The government points to several different ways that Apple has allegedly illegally maintained its monopoly:

  • Disrupting “super apps” that encompass many different programs and could degrade “iOS stickiness” by making it easier for iPhone users to switch to competing devices
  • Blocking cloud-streaming apps for things like video games that would lower the need for more expensive hardware
  • Suppressing the quality of messaging between the iPhone and competing platforms like Android
  • Limiting the functionality of third-party smartwatches with its iPhones and making it harder for Apple Watch users to switch from the iPhone due to compatibility issues
  • Blocking third-party developers from creating competing digital wallets with tap-to-pay functionality for the iPhone

“Apple responded to competitive threats by imposing a series of ‘Whac-A-Mole’ contractual rules and restrictions”

“For years, Apple responded to competitive threats by imposing a series of ‘Whac-A-Mole’ contractual rules and restrictions that have allowed Apple to extract higher prices from consumers, impose higher fees on developers and creators, and to throttle competitive alternatives from rival technologies,” DOJ antitrust division chief Jonathan Kanter said in a statement.

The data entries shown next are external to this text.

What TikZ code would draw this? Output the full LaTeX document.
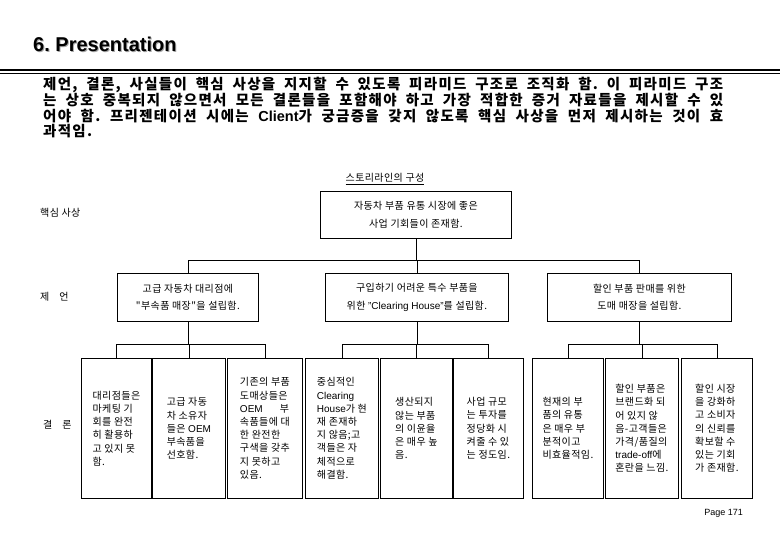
\documentclass[tikz,border=0pt]{standalone}
\usepackage{fontspec}
\setmainfont{Liberation Sans}
\newfontfamily\krls[LetterSpace=4]{Noto Sans CJK KR}
\newfontfamily\krpara[LetterSpace=9]{Noto Sans CJK KR}
\newcommand\lat[1]{{\rmfamily #1}}
\frenchspacing
\begin{document}
\begin{tikzpicture}[x=1pt,y=-1pt,
  box/.style={draw, line width=0.8pt, inner sep=0pt, anchor=north west, align=center,
    font=\krls\fontsize{10}{17.5}\selectfont},
  sbox/.style={draw, line width=0.8pt, inner sep=0pt, anchor=north west, align=left,
    minimum height=140pt, font=\krls\fontsize{10}{13.2}\selectfont},
  lbl/.style={anchor=west, inner sep=0pt, font=\krls\fontsize{10}{12}\selectfont},
  para/.style={anchor=west, inner sep=0pt, font=\krpara\bfseries\fontsize{14.5}{15}\selectfont},
  conn/.style={draw, line width=0.8pt}]
\useasboundingbox (0,0) rectangle (780,540);

% heading
\node[anchor=west, inner sep=0pt, text=black!35, font=\bfseries\fontsize{20}{24}\selectfont] at (34,45) {6. Presentation};
\node[anchor=west, inner sep=0pt, font=\bfseries\fontsize{20}{24}\selectfont] (head) at (33,44) {6. Presentation};
\draw[line width=2.5pt] (0,70) -- (780,70);
\draw[line width=1.2pt] (0,73.8) -- (780,73.8);

% paragraph
\node[para] (p1) at (43,85) {\makebox[680pt][s]{제언, 결론, 사실들이 핵심 사상을 지지할 수 있도록 피라미드 구조로 조직화 함. 이 피라미드 구조}};
\node[para] (p2) at (43,100.5) {\makebox[680pt][s]{는 상호 중복되지 않으면서 모든 결론들을 포함해야 하고 가장 적합한 증거 자료들을 제시할 수 있}};
\node[para] (p3) at (43,116) {\makebox[680pt][s]{어야 함. 프리젠테이션 시에는 \lat{Client}가 궁금증을 갖지 않도록 핵심 사상을 먼저 제시하는 것이 효}};
\node[para] (p4) at (43,131.5) {과적임.};

% storyline title
\node[inner sep=0pt, font=\krls\fontsize{10}{12}\selectfont] (st) at (385,179) {\underline{스토리라인의 구성}};

% left labels
\node[lbl] (l1) at (40,213) {핵심 사상};
\node[lbl] (l2) at (40,297) {제\hspace{10pt}언};
\node[lbl] (l3) at (43,425) {결\hspace{10pt}론};

% top box
\node[box, minimum width=191pt, minimum height=47pt] (top) at (320,191) {자동차 부품 유통 시장에 좋은\\사업 기회들이 존재함.};

% middle boxes
\node[box, minimum width=141pt, minimum height=48pt] (mA) at (117,273) {고급 자동차 대리점에\\"부속품 매장"을 설립함.};
\node[box, minimum width=183pt, minimum height=48pt] (mB) at (325,273) {구입하기 어려운 특수 부품을\\위한 \lat{"Clearing House"}를 설립함.};
\node[box, minimum width=184pt, minimum height=48pt] (mC) at (547,273) {할인 부품 판매를 위한\\도매 매장을 설립함.};

% bottom boxes
\node[sbox, minimum width=70pt] (b1) at (81,358) {대리점들은\\마케팅 기\\회를 완전\\히 활용하\\고 있지 못\\함.};
\node[sbox, minimum width=73pt] (b2) at (152,358) {고급 자동\\차 소유자\\들은 \lat{OEM}\\부속품을\\선호함.};
\node[sbox, minimum width=75pt] (b3) at (227,358) {기존의 부품\\도매상들은\\\lat{OEM}\hspace{17pt}부\\속품들에 대\\한 완전한\\구색을 갖추\\지 못하고\\있음.};
\node[sbox, minimum width=73pt] (b4) at (305,358) {중심적인\\\lat{Clearing}\\\lat{House}가 현\\재 존재하\\지 않음;고\\객들은 자\\체적으로\\해결함.};
\node[sbox, minimum width=72pt] (b5) at (380,358) {생산되지\\않는 부품\\의 이윤율\\은 매우 높\\음.};
\node[sbox, minimum width=70pt] (b6) at (453,358) {사업 규모\\는 투자를\\정당화 시\\켜줄 수 있\\는 정도임.};
\node[sbox, minimum width=71pt] (b7) at (532,358) {현재의 부\\품의 유통\\은 매우 부\\분적이고\\비효율적임.};
\node[sbox, minimum width=73pt] (b8) at (605,358) {할인 부품은\\브랜드화 되\\어 있지 않\\음-고객들은\\가격/품질의\\\lat{trade-off}에\\혼란을 느낌.};
\node[sbox, minimum width=71pt] (b9) at (681,358) {할인 시장\\을 강화하\\고 소비자\\의 신뢰를\\확보할 수\\있는 기회\\가 존재함.};

% connectors top -> middle
\foreach \m in {mA,mB,mC}
  \draw[conn] (top.south) |- ([yshift=13pt]\m.north) -- (\m.north);
% middle -> bottom
\foreach \b in {b1,b2,b3}
  \draw[conn] (mA.south) |- ([yshift=14pt]\b.north) -- (\b.north);
\foreach \b in {b4,b5,b6}
  \draw[conn] (mB.south) |- ([yshift=14pt]\b.north) -- (\b.north);
\foreach \b in {b7,b8,b9}
  \draw[conn] (mC.south) |- ([yshift=14pt]\b.north) -- (\b.north);

% page number
\node[anchor=east, inner sep=0pt, font=\fontsize{9}{11}\selectfont] (pg) at (743,513) {Page 171};
\end{tikzpicture}
\end{document}
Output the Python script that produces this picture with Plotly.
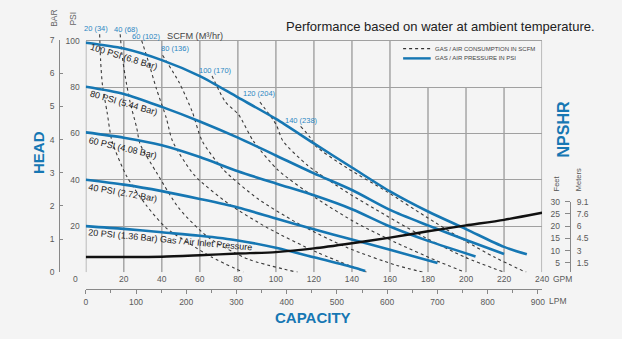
import plotly.graph_objects as go

W, H = 622, 339
BLUE = '#1677b3'
GRID = '#a0a0a0'
TICK = '#5a5a5a'
FONT = 'Liberation Sans, Arial, sans-serif'

# ---------------- data ----------------
GPM_TICKS = [20, 40, 60, 80, 100, 120, 140, 160, 180, 200, 220, 240]
LPM_TICKS = [0, 100, 200, 300, 400, 500, 600, 700, 800, 900]
PSI_TICKS = [0, 20, 40, 60, 80, 100]
PSI_LABELS = ['', '20', '40', '60', '80', '100']
BAR_TICKS = [0, 1, 2, 3, 4, 5, 6, 7]
FEET_TICKS = [5, 10, 15, 20, 25, 30]
METER_LABELS = ['1.5', '3', '4.5', '6', '7.6', '9.1']
GRID_GPM = [0, 20, 40, 60, 80, 100, 120, 140, 160, 180, 200, 220, 240]
GRID_TOP = [100, 100, 100, 100, 100, 100, 100, 100, 100, 80, 80, 80, 100]

# air inlet pressure curves (GPM, PSI)
P100_GPM = [0, 20, 40, 60, 80, 100, 120, 140, 160, 180, 200, 220, 232]
P100_PSI = [99.2, 96.7, 91.7, 84.8, 75.6, 66.3, 55.7, 45.3, 35.0, 26.3, 18.7, 11.0, 7.8]
P80_GPM = [0, 20, 40, 60, 80, 100, 120, 140, 160, 180, 200, 220]
P80_PSI = [80.2, 77.1, 71.5, 65.2, 58.2, 50.5, 42.8, 35.6, 27.0, 20.3, 14.0, 7.9]
P60_GPM = [0, 20, 40, 60, 80, 100, 120, 140, 160, 180, 205]
P60_PSI = [60.5, 58.2, 54.9, 49.8, 43.7, 38.4, 33.3, 27.3, 19.8, 13.6, 6.9]
P40_GPM = [0, 20, 40, 60, 80, 100, 120, 140, 160, 185]
P40_PSI = [40.0, 37.9, 35.1, 31.7, 28.0, 23.3, 18.6, 14.2, 9.8, 4.0]
P20_GPM = [0, 20, 40, 60, 80, 100, 120, 140, 147]
P20_PSI = [20.0, 18.8, 17.3, 15.8, 13.8, 10.6, 6.5, 2.3, 0.6]

# air consumption curves (GPM, PSI)
C20_GPM = [7.3, 7.8, 8.8, 11.2, 13.8, 21.6, 32.0, 42.4, 57.9, 66.4, 82.9]
C20_PSI = [102.9, 91.6, 80.7, 69.3, 56.7, 41.4, 28.8, 19.1, 10.7, 6.5, 0]
C40_GPM = [18.1, 19.0, 20.7, 23.3, 26.8, 28.5, 37.3, 49.2, 64.8, 85.5, 111.5]
C40_PSI = [102.9, 94.5, 84.9, 73.6, 62.4, 55.6, 43.0, 27.5, 14.9, 5.7, 0]
C60_GPM = [29.4, 32.7, 37.2, 42.4, 45.6, 57.0, 75.2, 95.9, 121.8, 147.7]
C60_PSI = [100.1, 91.7, 79.2, 66.6, 56.8, 42.1, 29.6, 19.1, 8.6, 0]
C80_GPM = [40.4, 49.2, 56.0, 61.2, 72.6, 90.7, 111.5, 137.4, 163.3, 177.8]
C80_PSI = [93.8, 81.9, 69.4, 56.8, 44.2, 31.7, 21.2, 10.7, 3.1, 0]
C100_GPM = [66.4, 73.5, 80.4, 88.1, 101.1, 121.8, 142.6, 163.3, 184.0, 199.6]
C100_PSI = [84.9, 73.6, 68.1, 56.8, 44.2, 31.7, 21.2, 12.8, 5.2, 0]
C120_GPM = [91.6, 100.1, 103.7, 116.6, 137.4, 158.1, 178.8, 199.6, 220.3]
C120_PSI = [73.6, 63.9, 56.8, 46.3, 34.6, 24.5, 14.9, 6.5, 0]
C140_GPM = [113.0, 118.2, 120.8, 137.4, 158.1, 178.8, 199.6, 215.1, 231.7]
C140_PSI = [63.1, 58.1, 54.7, 45.1, 35.0, 24.1, 13.6, 6.5, 0]

# NPSHR (GPM, feet)
NPSHR_GPM = [0, 40, 60, 80, 100, 120, 140, 160, 180, 200, 220, 240]
NPSHR_FT = [7.4, 7.5, 8.1, 8.8, 9.4, 10.9, 13.0, 15.3, 17.9, 20.3, 22.6, 25.5]

PRESSURE_NAMES = ['100 PSI (6.8 Bar)', '80 PSI (5.44 Bar)', '60 PSI (4.08 Bar)',
                  '40 PSI (2.72 Bar)', '20 PSI (1.36 Bar) Gas / Air Inlet Pressure']
SCFM_LABELS = ['20 (34)', '40 (68)', '60 (102)', '80 (136)', '100 (170)', '120 (204)', '140 (238)']


def px(x):
    return x / W


def py(y):
    return 1 - y / H


fig = go.Figure()

for g, p in [(C20_GPM, C20_PSI), (C40_GPM, C40_PSI), (C60_GPM, C60_PSI), (C80_GPM, C80_PSI),
             (C100_GPM, C100_PSI), (C120_GPM, C120_PSI), (C140_GPM, C140_PSI)]:
    fig.add_trace(go.Scatter(x=g, y=p, mode='lines', showlegend=False, hoverinfo='skip',
                             line=dict(color='#3a3a3a', width=1.1, dash='3px,3px',
                                       shape='spline', smoothing=0.7)))

for g, p in [(P100_GPM, P100_PSI), (P80_GPM, P80_PSI), (P60_GPM, P60_PSI),
             (P40_GPM, P40_PSI), (P20_GPM, P20_PSI)]:
    fig.add_trace(go.Scatter(x=g, y=p, mode='lines', showlegend=False, hoverinfo='skip',
                             line=dict(color=BLUE, width=2.6, shape='spline', smoothing=0.8)))

fig.add_trace(go.Scatter(x=NPSHR_GPM, y=NPSHR_FT, yaxis='y3', mode='lines', showlegend=False,
                         hoverinfo='skip',
                         line=dict(color='#111111', width=2.4, shape='spline', smoothing=0.7)))
# anchor traces for auxiliary axes
fig.add_trace(go.Scatter(x=[None], y=[None], yaxis='y2', showlegend=False, hoverinfo='skip'))
fig.add_trace(go.Scatter(x=[None], y=[None], yaxis='y4', showlegend=False, hoverinfo='skip'))
fig.add_trace(go.Scatter(x=[None], y=[None], xaxis='x2', showlegend=False, hoverinfo='skip'))

# vertical grid lines (legend box area left open)
shapes = []
for gx, top in zip(GRID_GPM, GRID_TOP):
    shapes.append(dict(type='line', xref='x', yref='y', x0=gx, x1=gx, y0=0, y1=top,
                       line=dict(color=GRID, width=1.4), layer='below'))
# legend samples
shapes.append(dict(type='line', xref='paper', yref='paper', x0=px(407), x1=px(435),
                   y0=py(45), y1=py(45), line=dict(color='#333', width=1.1, dash='3px,3px')))
shapes.append(dict(type='line', xref='paper', yref='paper', x0=px(407), x1=px(435),
                   y0=py(55), y1=py(55), line=dict(color=BLUE, width=2.4)))

ann = []


def text(x, y, s, size=9, color=TICK, angle=0, bold=False, xanchor='center'):
    ann.append(dict(x=px(x), y=py(y), xref='paper', yref='paper', text=('<b>%s</b>' % s) if bold else s,
                    showarrow=False, textangle=angle, xanchor=xanchor, yanchor='middle',
                    font=dict(family=FONT, size=size, color=color)))


text(445, 22, 'Performance based on water at ambient temperature.', 13, '#222')
text(196, 32, 'SCFM (M³/hr)', 9.2, '#444')
for (x, y), s in zip([(95, 24), (126, 25), (146.5, 32), (175.5, 45), (217, 68), (261, 91), (304, 119)],
                     SCFM_LABELS):
    text(x, y, s, 7.5, '#2a86c2')
for (x, y, a), s in zip([(124, 54, 17), (124, 101, 16), (123, 147, 13), (123, 194, 10), (171, 242, 5.3)],
                        PRESSURE_NAMES):
    text(x, y, s, 9, '#222', a)
text(37, 152, 'HEAD', 15, BLUE, -90, True)
text(570, 128.5, 'NPSHR', 16, BLUE, -90, True)
text(316, 322, 'CAPACITY', 15, BLUE, 0, True)
text(52, 14, 'BAR', 8.5, '#666', -90)
text(72, 14, 'PSI', 8.5, '#666', -90)
text(563, 184, 'Feet', 7.5, '#555', -90)
text(585, 180, 'Meters', 7.5, '#555', -90)
text(75, 282, '0', 8.5, TICK)
text(557, 282, 'GPM', 8.5, TICK, xanchor='left')
text(553, 305, 'LPM', 8.5, TICK, xanchor='left')
text(437, 45, 'GAS / AIR CONSUMPTION IN SCFM', 6, '#444', xanchor='left')
text(437, 55, 'GAS / AIR PRESSURE IN PSI', 6, '#444', xanchor='left')

tickfont = dict(family=FONT, size=8.5, color=TICK)
ydom = [py(275.5), py(275.5 - 104 * 2.385)]

fig.update_layout(
    width=W, height=H, margin=dict(l=0, r=0, t=0, b=0),
    paper_bgcolor='#f4f4f4', plot_bgcolor='rgba(0,0,0,0)',
    showlegend=False, shapes=shapes, annotations=ann,
    xaxis=dict(domain=[px(85), px(548)], range=[0, 240], tickvals=GPM_TICKS, showgrid=False,
               zeroline=False, showline=False, ticks='', tickfont=tickfont, anchor='y'),
    xaxis2=dict(overlaying='x', anchor='free', position=py(293), side='bottom',
                range=[0, 240 * 3.785411784], tickvals=LPM_TICKS, showgrid=False, zeroline=False,
                showline=True, linecolor='#888', linewidth=1, ticks='outside', ticklen=4,
                tickcolor='#888', tickfont=tickfont,
                minor=dict(dtick=50, ticks='outside', ticklen=2.5, tickcolor='#888')),
    yaxis=dict(domain=ydom, range=[0, 104], tickvals=PSI_TICKS, ticktext=PSI_LABELS, showgrid=True,
               gridcolor=GRID, gridwidth=1.4, zeroline=False, showline=False, ticks='',
               tickfont=tickfont, ticklabelstandoff=5, anchor='x'),
    yaxis2=dict(domain=[py(275.5), py(36)], range=[0, 7], tickvals=BAR_TICKS, anchor='free',
                position=px(58), side='left', showgrid=False, zeroline=False, showline=True,
                linecolor='#888', ticks='inside', ticklen=3, tickcolor='#888', tickfont=tickfont,
                ticklabelstandoff=3),
    yaxis3=dict(domain=[py(275.5), py(202.7)], range=[1.1, 30], tickvals=FEET_TICKS, anchor='free',
                position=px(576), side='left', showgrid=False, zeroline=False, showline=True,
                linecolor='#888', ticks='outside', ticklen=5, tickcolor='#888', tickfont=tickfont,
                ticklabelstandoff=3),
    yaxis4=dict(overlaying='y3', range=[1.1, 30], tickvals=FEET_TICKS, ticktext=METER_LABELS,
                anchor='free', position=px(576), side='right', showgrid=False, zeroline=False,
                showline=False, ticks='', tickfont=tickfont, ticklabelstandoff=6),
)

fig.write_html('out.html', config={'displayModeBar': False},
               post_script="document.body.style.margin='0';")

The case is being filed in the US District Court for the District of New Jersey.

In a statement, Apple spokesperson Fred Sainz said the lawsuit “threatens who we are and the principles that set Apple products apart in fiercely competitive markets. If successful, it would hinder our ability to create the kind of technology people expect from Apple—where hardware, software, and services intersect. It would also set a dangerous precedent, empowering government to take a heavy hand in designing people’s technology. We believe this lawsuit is wrong on the facts and the law, and we will vigorously defend against it.”

Apple is the second tech giant the DOJ has taken on in recent years after filing two separate antitrust suits against Google over the past two administrations. It’s reversed a long drought of tech monopolization cases since the landmark Microsoft lawsuit at the turn of the century. The case has been years in the making, with reports first surfacing in June 2019 that the DOJ would get to handle antitrust investigations into the company.

App developers for Apple’s iOS have complained for years of the platform’s closed and often opaque marketplace. Among the most vocal have been companies like Spotify that run paid subscription services that Apple requires a 15 to 30 percent cut of to be offered on its platform. On top of that, Apple has its own apps that compete with those on its app store — the only place Apple lets users download apps for what it says are security reasons — which has raised even more distrust among developers about whether they are getting a fair shot in the marketplace.

The House panel found Apple had a monopoly over iOS app distribution

Some developers were able to get the ear of Congress as a House subcommittee carried out its own investigation of the tech giants a few years ago. A 2020 report by that panel found that Apple held monopoly power in the market for app distribution on iOS. Lawmakers introduced legislation like the Open App Markets Act and the American Innovation and Choice Online Act that sought to prevent large platforms like Apple from giving their own products an advantage on their marketplaces over competitors. But more than two years since they were introduced, neither has received a vote on the floor of either chamber.

Europe has moved ahead of the US in its efforts to rein in tech. It’s instituted new rules through the Digital Markets Act to place a check on the power of gatekeepers of large platforms, several of which are operated by Apple. Earlier this month, the European Commission fined Apple €1.84 billion (about $2 billion) in connection to a complaint from Spotify about its restrictive app store practices. The EU said its investigation found that “Apple bans music streaming app developers from fully informing iOS users about alternative and cheaper music subscription services available outside of the app.”

The DOJ will have its hands full with tech monopoly suits in the coming years. It wraps up closing arguments in its search distribution case against Google in May and then is set to begin trial in a case over Google’s advertising technology in the fall.